● Your task
Return, without pictures, the lines from the start of the data through the one that contains "import matplotlib.pyplot as plt".

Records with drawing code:
-*-*-

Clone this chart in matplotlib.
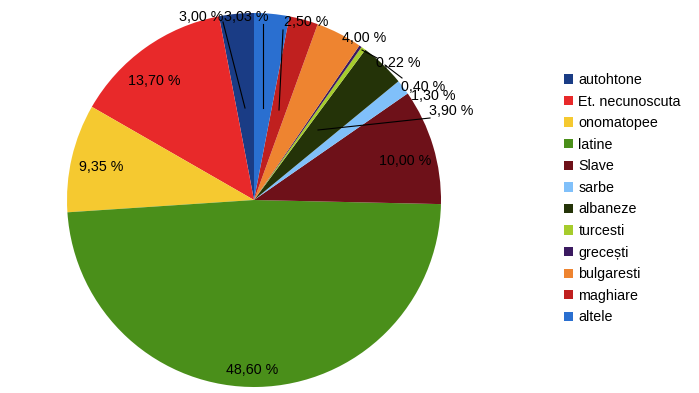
import matplotlib
matplotlib.use("Agg")
import matplotlib.pyplot as plt

categories = ["autohtone", "Et. necunoscuta", "onomatopee", "latine", "Slave", "sarbe",
              "albaneze", "turcesti", "grecești", "bulgaresti", "maghiare", "altele"]
values = [3.00, 13.70, 9.35, 48.60, 10.00, 1.30, 3.90, 0.40, 0.22, 4.00, 2.50, 3.03]
value_labels = ["3,00 %", "13,70 %", "9,35 %", "48,60 %", "10,00 %", "1,30 %",
                "3,90 %", "0,40 %", "0,22 %", "4,00 %", "2,50 %", "3,03 %"]
colors = ["#1a3c85", "#e8292a", "#f5c930", "#4a8f1a", "#6e1119", "#80c0fa",
          "#243308", "#a6cc2c", "#3b1a60", "#ee8430", "#c0201f", "#2a6fd0"]

H = 393
# label text centres (pixel coords) and optional leader lines
label_pos = [(201, 17), (154, 81), (101, 167), (252, 370), (405, 161), (433, 96),
             (451, 111), (423, 87), (398, 63), (364, 38), (306, 22), (246, 17)]
leaders = {0: ((223, 22), (245, 108)), 11: ((263, 24), (263, 108)),
           10: ((283, 30), (279, 110)), 8: ((377, 58), (362, 50)),
           7: ((402, 78), (385, 65)), 6: ((430, 118), (318, 130))}

plt.rcParams['font.family'] = ['Liberation Sans', 'DejaVu Sans']
fig = plt.figure(figsize=(6.99, 3.93), dpi=100)
ax = fig.add_axes([0, 0, 1, 1])

wedges, _ = ax.pie(values, colors=colors, startangle=90, counterclock=True,
                   center=(254, H - 200), radius=187, frame=True)
ax.set_xlim(0, 699)
ax.set_ylim(0, H)
ax.axis('off')

for i, (lab, (px, py)) in enumerate(zip(value_labels, label_pos)):
    ax.text(px, H - py, lab, ha='center', va='center', fontsize=10.3, color='black')
for i, ((x1, y1), (x2, y2)) in leaders.items():
    ax.plot([x1, x2], [H - y1, H - y2], color='black', lw=0.8)

leg = ax.legend(wedges, categories, loc='upper left', bbox_to_anchor=(564 / 699, 1 - 73 / H),
                bbox_transform=fig.transFigure, frameon=False, fontsize=10.3,
                handlelength=0.63, handleheight=0.63, handletextpad=0.38,
                labelspacing=0.53, borderpad=0, borderaxespad=0)
fig.savefig("out.png", dpi=100)
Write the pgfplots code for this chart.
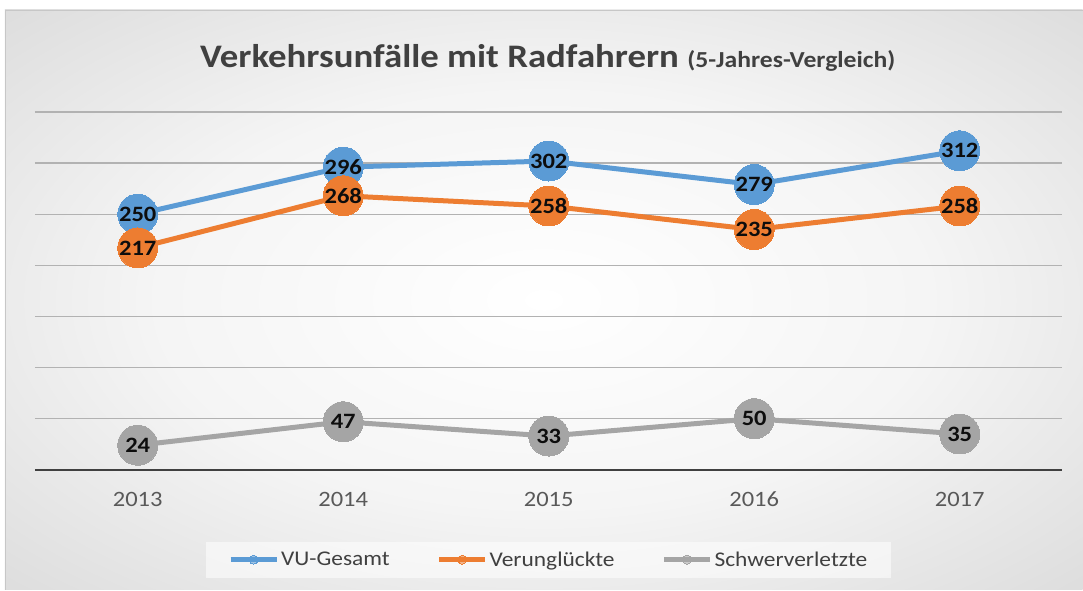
\documentclass[border=0pt]{standalone}
\usepackage{pgfplots}
\pgfplotsset{compat=1.18}
\usepackage{fontspec}
\setmainfont{Carlito}[FakeStretch=1.12]
\definecolor{cblue}{HTML}{5B9BD5}
\definecolor{corange}{HTML}{ED7D31}
\definecolor{cgray}{HTML}{A5A5A5}
\definecolor{ctext}{HTML}{404040}
\definecolor{ctick}{HTML}{595959}
\pgfdeclareradialshading{bgshade}{\pgfpoint{0bp}{0bp}}{color(0bp)=(white); color(18bp)=(black!4); color(50bp)=(black!21); color(71bp)=(black!25)}
\begin{document}
\begin{tikzpicture}[x=1bp,y=1bp]
\fill[white] (0,0) rectangle (1083,590);
\shade[shading=bgshade] (5,0) rectangle (1083,580);
\draw[black!22, line width=1bp] (5.5,0) -- (5.5,579.5) -- (1083,579.5);
\node[anchor=base, text=ctext, inner sep=0pt] at (548,522)
  {\fontsize{33}{40}\selectfont\bfseries Verkehrsunfälle mit Radfahrern {\fontsize{23}{28}\selectfont (5-Jahres-Vergleich)}};
\begin{axis}[
  at={(35bp,120bp)}, anchor=south west,
  scale only axis, width=1028bp, height=358bp,
  xmin=-0.5, xmax=4.5, ymin=0, ymax=350,
  clip=false,
  axis x line*=bottom,
  axis y line*=left,
  y axis line style={draw=none},
  x axis line style={draw=ctext, line width=2.5bp, -},
  xtick={0,1,2,3,4},
  xticklabels={2013,2014,2015,2016,2017},
  xtick style={draw=none},
  ytick style={draw=none},
  xticklabel style={anchor=base, yshift=-37bp, font=\fontsize{22}{26}\selectfont, text=ctick},
  ytick={50,100,...,350},
  yticklabels={},
  ymajorgrids,
  major grid style={draw=black!30, line width=1.3bp},
  line width=5bp,
  mark=*, mark size=20bp,
  nodes near coords,
  /pgf/number format/assume math mode=true,
  every node near coord/.style={anchor=center, inner sep=0pt, text=black!95, font=\fontsize{22}{26}\selectfont\bfseries},
  legend columns=3,
  legend style={at={(0.5,-0.251)}, anchor=center, draw=none, fill=white, fill opacity=0.55, text opacity=1,
    font=\fontsize{21}{25}\selectfont, text=ctext, inner xsep=22bp, inner ysep=8bp,
    /tikz/every even column/.append style={column sep=45bp}},
  legend image code/.code={\draw[#1, mark size=4.5bp, mark repeat=2, mark phase=2, line width=5bp] plot coordinates {(0bp,0bp) (23bp,0bp) (46bp,0bp)};},
]
\addplot[color=cblue, mark options={fill=cblue, draw=cblue, line width=0pt}] coordinates {(0,250) (1,296) (2,302) (3,279) (4,312)};
\addlegendentry{VU-Gesamt}
\addplot[color=corange, mark options={fill=corange, draw=corange, line width=0pt}] coordinates {(0,217) (1,268) (2,258) (3,235) (4,258)};
\addlegendentry{Verunglückte}
\addplot[color=cgray, mark options={fill=cgray, draw=cgray, line width=0pt}] coordinates {(0,24) (1,47) (2,33) (3,50) (4,35)};
\addlegendentry{Schwerverletzte}
\end{axis}
\end{tikzpicture}
\end{document}
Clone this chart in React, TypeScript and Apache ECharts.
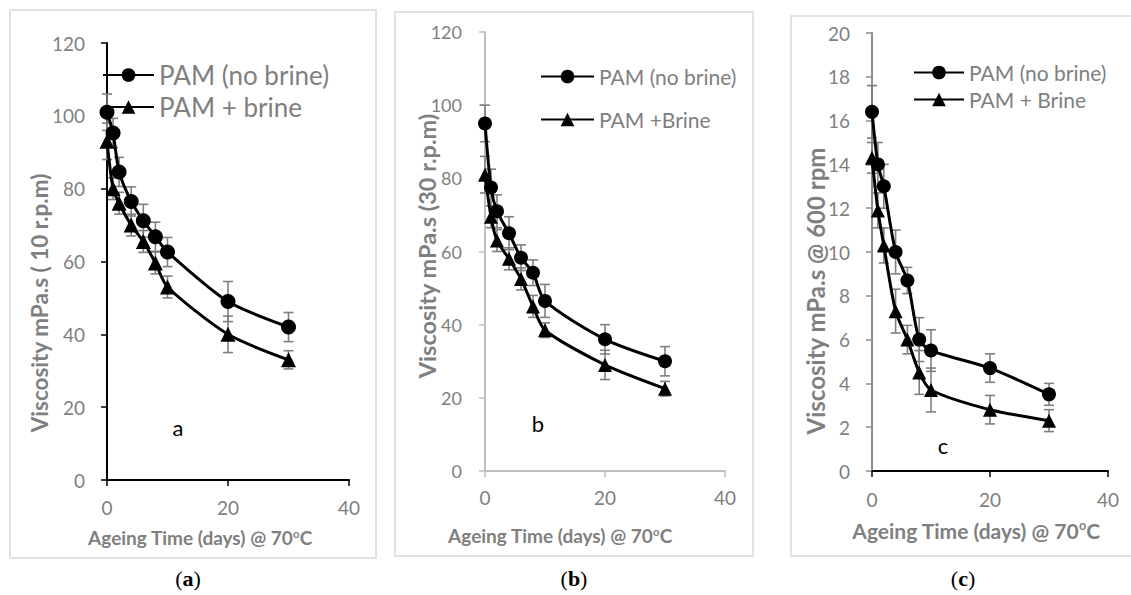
import React, { useEffect, useRef } from "react";
import * as echarts from "echarts";

const DAYS = [0, 1, 2, 4, 6, 8, 10, 20, 30];

const A_NOBRINE = [101, 95.3, 84.6, 76.5, 71.2, 66.8, 62.6, 49, 42];
const A_NOBRINE_ERR = [5, 4, 4, 4, 4.5, 4, 4, 5.5, 4];
const A_BRINE = [93, 80, 76, 70, 65.5, 59.6, 53, 40, 33];
const A_BRINE_ERR = [5, 3, 3, 3, 3, 3, 3, 5, 2.5];

const B_NOBRINE = [95, 77.5, 71, 65, 58.3, 54.2, 46.5, 36, 30];
const B_NOBRINE_ERR = [5, 5, 4.5, 4.5, 3.5, 3.5, 4.5, 4, 4];
const B_BRINE = [81, 69.5, 63, 58, 52.5, 45, 38.5, 29, 22.5];
const B_BRINE_ERR = [5, 3, 3, 3, 3, 3, 2, 4, 2];

const C_NOBRINE = [16.4, 14.0, 13.0, 10.0, 8.7, 6.0, 5.5, 4.7, 3.5];
const C_NOBRINE_ERR = [1.2, 1, 1, 1, 0.6, 1, 0.95, 0.65, 0.5];
const C_BRINE = [14.3, 11.9, 10.3, 7.3, 6.0, 4.5, 3.7, 2.8, 2.3];
const C_BRINE_ERR = [0.7, 0.8, 0.8, 1, 0.65, 1, 1, 0.65, 0.5];

const LEGEND_A = ["PAM (no brine)", "PAM + brine"];
const LEGEND_B = ["PAM (no brine)", "PAM +Brine"];
const LEGEND_C = ["PAM (no brine)", "PAM + Brine"];

const Y_TITLES = ["Viscosity mPa.s ( 10 r.p.m)", "Viscosity mPa.s (30 r.p.m)", "Viscosity mPa.s @ 600 rpm"];
const X_TITLE = "Ageing Time (days) @ 70{sup|o}C";
const PANEL_LETTERS = ["a", "b", "c"];

const FONT = "Lato";
const GRAY = "#7f7f7f";

function pts(vals: number[]) {
  return DAYS.map((d, i) => [d, vals[i]]);
}
function errPts(vals: number[], errs: number[]) {
  return DAYS.map((d, i) => [d, vals[i], errs[i]]);
}

function errSeries(name: string, idx: number, vals: number[], errs: number[]) {
  return {
    type: "custom",
    name,
    xAxisIndex: idx,
    yAxisIndex: idx,
    z: 1,
    encode: { x: 0, y: 1 },
    data: errPts(vals, errs),
    renderItem: (params: any, api: any) => {
      const x = api.value(0);
      const y = api.value(1);
      const e = api.value(2);
      const t = api.coord([x, y + e]);
      const b = api.coord([x, y - e]);
      const hw = 5;
      const st = { stroke: GRAY, lineWidth: 1.6 };
      return {
        type: "group",
        children: [
          { type: "line", shape: { x1: t[0], y1: t[1], x2: b[0], y2: b[1] }, style: st },
          { type: "line", shape: { x1: t[0] - hw, y1: t[1], x2: t[0] + hw, y2: t[1] }, style: st },
          { type: "line", shape: { x1: b[0] - hw, y1: b[1], x2: b[0] + hw, y2: b[1] }, style: st },
        ],
      };
    },
  };
}

function lineSeries(name: string, idx: number, vals: number[], symbol: string, size: number) {
  return {
    type: "line",
    name,
    xAxisIndex: idx,
    yAxisIndex: idx,
    z: 3,
    data: pts(vals),
    smooth: 0.25,
    symbol,
    symbolSize: size,
    showSymbol: true,
    lineStyle: { color: "#000", width: 3 },
    itemStyle: { color: "#000" },
  };
}

function xAxis(idx: number, lineColor: string, labelSize: number, margin: number) {
  return {
    type: "value",
    gridIndex: idx,
    min: 0,
    max: 40,
    interval: 20,
    axisLine: { show: true, onZero: false, lineStyle: { color: lineColor, width: 2 } },
    axisTick: { show: true, inside: false, length: 6, lineStyle: { color: lineColor, width: 1.5 } },
    axisLabel: { color: GRAY, fontFamily: FONT, fontSize: labelSize, margin },
    splitLine: { show: false },
  };
}

function yAxis(idx: number, max: number, interval: number, lineColor: string, labelSize: number, margin: number) {
  return {
    type: "value",
    gridIndex: idx,
    min: 0,
    max,
    interval,
    axisLine: { show: true, onZero: false, lineStyle: { color: lineColor, width: 2 } },
    axisTick: { show: true, inside: false, length: 6, lineStyle: { color: lineColor, width: 1.5 } },
    axisLabel: { color: GRAY, fontFamily: FONT, fontSize: labelSize, margin },
    splitLine: { show: false },
  };
}

function legend(data: string[], left: number, top: number, fontSize: number, gap: number, width: number) {
  return {
    data,
    orient: "vertical",
    left,
    top,
    itemWidth: width,
    itemHeight: 17,
    itemGap: gap,
    selectedMode: false,
    textStyle: { color: GRAY, fontFamily: FONT, fontSize, lineHeight: fontSize },
  };
}

function yTitle(text: string, x: number, y: number, size: number) {
  return {
    type: "text",
    x,
    y,
    rotation: Math.PI / 2,
    style: {
      text,
      fill: GRAY,
      font: `bold ${size}px ${FONT}`,
      align: "center",
      verticalAlign: "middle",
    },
  };
}

function xTitle(x: number, y: number, size: number) {
  return {
    type: "text",
    x,
    y,
    style: {
      text: X_TITLE,
      fill: GRAY,
      fontFamily: FONT,
      fontWeight: "bold",
      fontSize: size,
      align: "center",
      verticalAlign: "middle",
      rich: {
        sup: { fontFamily: FONT, fontWeight: "bold", fontSize: size * 0.6, fill: GRAY, verticalAlign: "top", padding: [0, 0, size * 0.4, 0] },
      },
    },
  };
}

function caption(letter: string, x: number, y: number) {
  return {
    type: "text",
    x,
    y,
    style: {
      text: `{p|(}{l|${letter}}{p|)}`,
      align: "center",
      verticalAlign: "middle",
      rich: {
        p: { fontFamily: "Liberation Serif", fontSize: 22, fill: "#000" },
        l: { fontFamily: "Liberation Serif", fontSize: 22, fontWeight: "bold", fill: "#000" },
      },
    },
  };
}

function border(x: number, y: number, w: number, h: number) {
  return {
    type: "rect",
    shape: { x, y, width: w, height: h },
    style: { fill: "none", stroke: "#d9d9d9", lineWidth: 1.5 },
    z: -1,
  };
}

function panelLetter(letter: string, x: number, y: number) {
  return {
    type: "text",
    x,
    y,
    style: { text: letter, fill: "#000", fontFamily: FONT, fontSize: 22, align: "center", verticalAlign: "middle" },
  };
}

export default function App() {
  const ref = useRef<HTMLDivElement>(null);
  useEffect(() => {
    const chart = echarts.init(ref.current as HTMLDivElement, null, { renderer: "svg" });
    const option: any = {
      animation: false,
      backgroundColor: "#fff",
      grid: [
        { left: 107, top: 43, width: 242, height: 437 },
        { left: 485, top: 32, width: 240, height: 439 },
        { left: 872, top: 33, width: 236, height: 438 },
      ],
      xAxis: [xAxis(0, "#000", 19, 18), xAxis(1, "#bfbfbf", 19, 17), xAxis(2, "#000", 19, 19)],
      yAxis: [
        yAxis(0, 120, 20, "#000", 19, 22),
        yAxis(1, 120, 20, "#bfbfbf", 18, 23),
        yAxis(2, 20, 2, "#8c8c8c", 19, 22),
      ],
      legend: [
        legend(LEGEND_A, 97, 57, 26, 6, 51),
        legend(LEGEND_B, 535, 61, 21, 22, 53),
        legend(LEGEND_C, 908, 57, 21, 6, 50),
      ],
      series: [
        errSeries("errA1", 0, A_NOBRINE, A_NOBRINE_ERR),
        errSeries("errA2", 0, A_BRINE, A_BRINE_ERR),
        lineSeries(LEGEND_A[0], 0, A_NOBRINE, "circle", 15),
        lineSeries(LEGEND_A[1], 0, A_BRINE, "triangle", 15),
        errSeries("errB1", 1, B_NOBRINE, B_NOBRINE_ERR),
        errSeries("errB2", 1, B_BRINE, B_BRINE_ERR),
        lineSeries(LEGEND_B[0], 1, B_NOBRINE, "circle", 14),
        lineSeries(LEGEND_B[1], 1, B_BRINE, "triangle", 14),
        errSeries("errC1", 2, C_NOBRINE, C_NOBRINE_ERR),
        errSeries("errC2", 2, C_BRINE, C_BRINE_ERR),
        lineSeries(LEGEND_C[0], 2, C_NOBRINE, "circle", 14),
        lineSeries(LEGEND_C[1], 2, C_BRINE, "triangle", 14),
      ],
      graphic: [
        border(10, 10, 366, 548),
        border(395, 12, 358, 544),
        border(791, 16, 345, 540),
        yTitle(Y_TITLES[0], 39, 303, 22.5),
        yTitle(Y_TITLES[1], 427, 246, 23.5),
        yTitle(Y_TITLES[2], 815, 291, 24),
        xTitle(200, 537, 19),
        xTitle(560, 535, 19),
        xTitle(976, 530, 21),
        panelLetter(PANEL_LETTERS[0], 178, 427),
        panelLetter(PANEL_LETTERS[1], 538, 423),
        panelLetter(PANEL_LETTERS[2], 943, 445),
        caption("a", 188, 578),
        caption("b", 574, 578),
        caption("c", 963, 578),
      ],
    };
    chart.setOption(option);
    return () => chart.dispose();
  }, []);
  return (
    <div
      ref={ref}
      style={{ position: "fixed", left: 0, top: 0, width: 1131, height: 595, background: "#fff" }}
    />
  );
}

-*-*-

● Written reply
Clone this chart in matplotlib.
import matplotlib
matplotlib.use("Agg")
import matplotlib.pyplot as plt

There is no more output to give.